2. Central point of injection. - AKA Registry. Each project/module has a Registry where we flick on/off components. For example, in our test project, when "something" requests an IRepository, we inject a MockRepository. In our service layer project, when "something" requests an IRepository, we inject a EntityFrameworkRepository.

3. Excellent Scope Management. This depends on the DI container (we use StructureMap for .NET). But you can setup your objects to have Singleton, HTTP-Context, ThreadLocal lifetimes in a single-line when you setup your Registry. This again is nice because you handle the objects in a central place. Your components have no idea of their lifetime, they can focus on their job at hand and nothing else.

4. One-line toggling of components. This is made possible by the registry (point #2). But at the moment we are using Entity Framework for persistence. The only thing that "knows" about this is the Registry. So if one day something better comes out, all we need to do is create another implementation of IRepository, and flick over one line in the Registry. This is very possible in long-life applications. We used L2SQL for v1 of our website, now we are using EF for v2. If we used DI with v1, the time to cutover would almost be halved. But everything is tied to the persistence layer, so we're basically rewriting the website from scratch.

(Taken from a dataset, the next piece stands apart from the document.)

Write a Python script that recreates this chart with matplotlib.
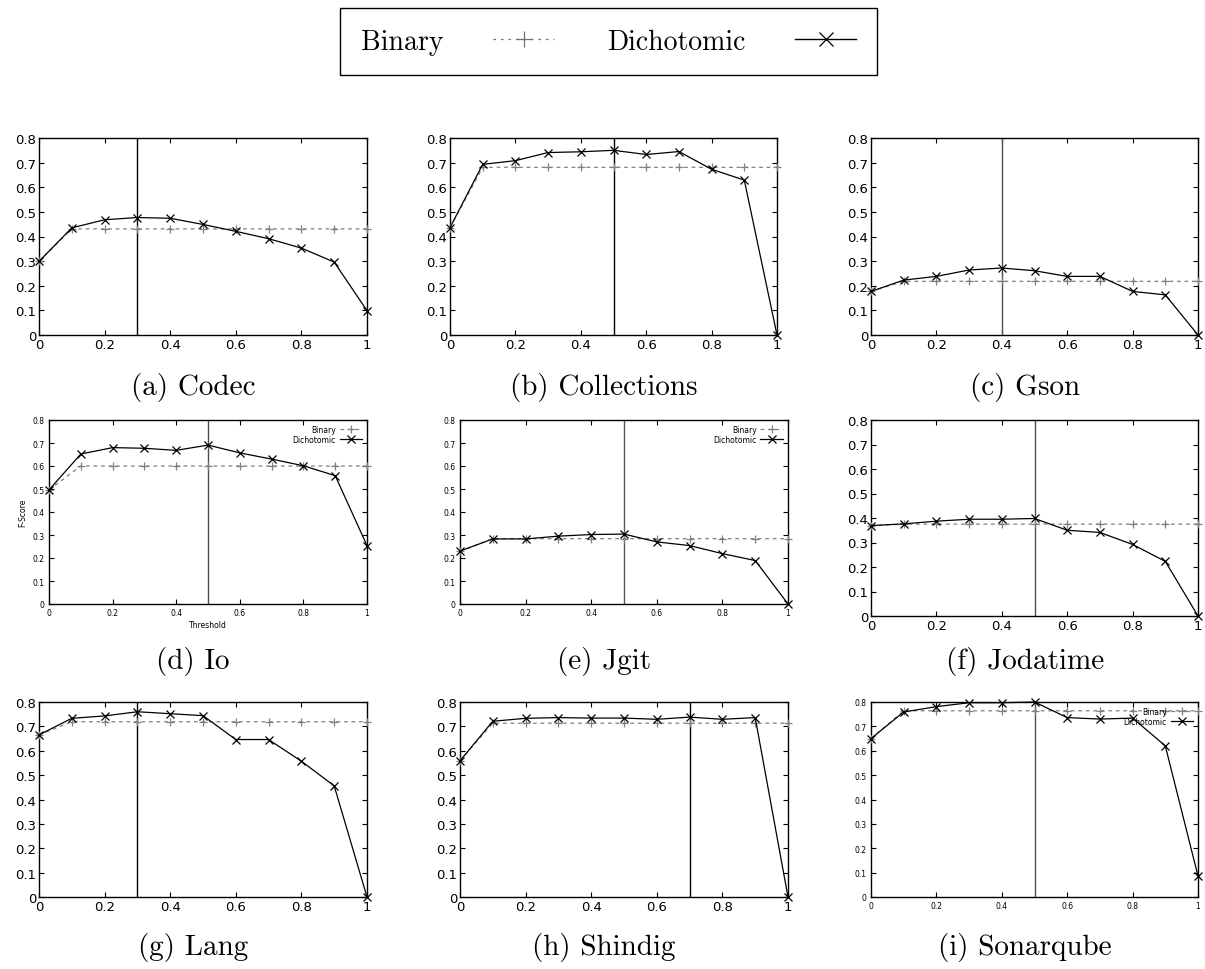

The benefits of DI/IoC are really seen when you combine a lot of different principles such as Repository, POCO's, DDD, Interfaces, N-Tier.

I wouldn't be using it for a small application that is unlikely to evolve.

That's my two cents.

Answer 3

If you start down the DI route, you'll pretty soon have constrictors that take 20 parameters for the various dependencies that object needs. Getting those 20 parameters will require getting 20 other parameters to construct them. And, then, at the end (beginning?) of it all, you'll realize that you just coupled yourself to a concrete implementation of your carefully considered interface (by calling the constructor). And then, 6 months later, you'll add a new dependency, which requires you to backtrack through all existing calls and change them as well.

A DI framework basically takes care of that plumbing for you. By standing between you and the constructor, it can interrogate config (maybe XML, maybe code) that tells it what to do when it needs a concrete object.

The basics are pretty easy with any language that has some sort of introspection (register a concrete type to satisfy an interface, when you need an instance of an interface then instantiate the type. Walk the graph created by the constructor and repeat.) where it gets complicated is when you also want to control object lifetimes (this Logger class should only be instantiated once, and then reused. This DataAccessFacade should be instantiated once per thread, etc.) or dynamically choose how to satisfy a dependency. A DI framework will normally provide both object creation facilities (figure out the dependencies required for the constructor) as well as a Service Locator facility so that not everything has to be passed in the constructor or as a parameter to methods. That allows you to register types with arbitrarily complex constructors, get an instance of it, and not have to worry about when or how to share an instance, when its constructed, when its destroyed, or be coupled to the actual type.

Desiging libraries using DI also allows users to swap out dependencies when needed - which gives a great deal of flexibility when combined with interfaces or inheritance without otherwise cluttering your code with constructor or method arguments for every dependency.

Answer 4

DI is all about decoupling dependencies between classes.

With DI you're classes no longer have references to implementing classes. The factory pattern comes close to DI, but it’s different because a factory class is it selves a unwanted dependency (that for example will hurt unit testing).

DI is also not necessarily a global or application wide affair; it’s possible to configure different dependency schema’s for the same application and the same classes. There can even be runtime dependencies. DI can even determine the lifecycle or scope in which objects need to live (request scope, session scope, etc.).

It also not heavy weight or intrusive either if you look at lightweight DI implementations like Google’s Guice. It’s not for nothing they call it the new “new”.